BOFIT Viikkokatsaus / BOFIT Weekly 2018/34

The changes to the tax laws signed by president Putin early this month enter into force at the beginning of 2019. Although the value-added tax will generally rise from 18 % to 20 %, it will remain at 10 % for certain foods, children's goods, printed publications and pharmaceuticals. The economy ministry notes the full VAT rate applies to about three-quarters of goods and services. A zero VAT rate will be extended to cover domestic flights to and from the Russian Far East.

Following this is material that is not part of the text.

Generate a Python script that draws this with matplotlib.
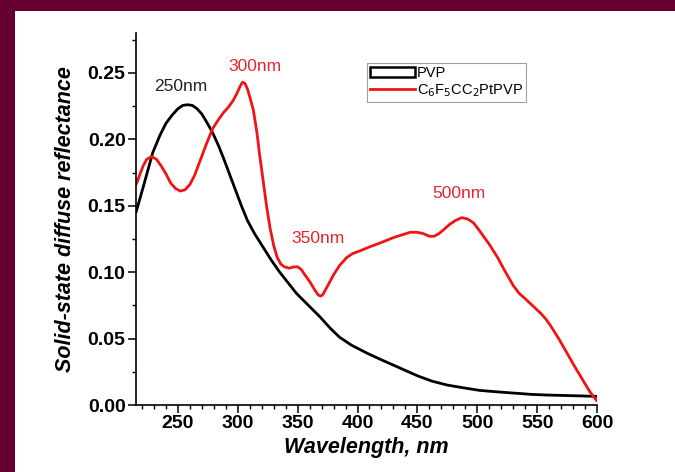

Excise taxes on alcoholic spirits and beer will remain unchanged next year, while the tobacco tax goes up by 10 %. Excise taxes on alcohol and tobacco will be adjusted in 2020−21 to keep up with the projected inflation rate, i.e. 4 % p.a., while taxes on tobacco products will go up slightly faster. Excise taxes on passenger cars will be adjusted for inflation. Taxes on motor fuels rise by 10 % next year from their level in the first half of this year (they have been reduced for the rest of this year to contain price increases). After 2019 they will be adjusted to roughly keep pace with inflation. Taxes on lower-grade gasolines, however, will remain unchanged in 2019−20 and the tax on heavy fuels used e.g. by cargo ships will stay at 0 % during 2019−21.

The revisions of tax laws keep the combined rate (based on wages) for mandatory social contributions at 30 % as the component going to the Pension Fund will remain at 22 %. Regional budgets will get some relief as regions will no longer have to pay social taxes into the health insurance fund for designated special groups of non-working people.

The tax on the physical capital of companies, which was limited to a maximum of about 2 %, will no longer apply to moveable assets (the tax will remain e.g. for buildings). As the tax has partly covered even relatively new production capital, it has been deemed to burden production while not doing very much to encourage investment. Unified principles will be applied to define the tax bases for taxes on real estate and the land tax.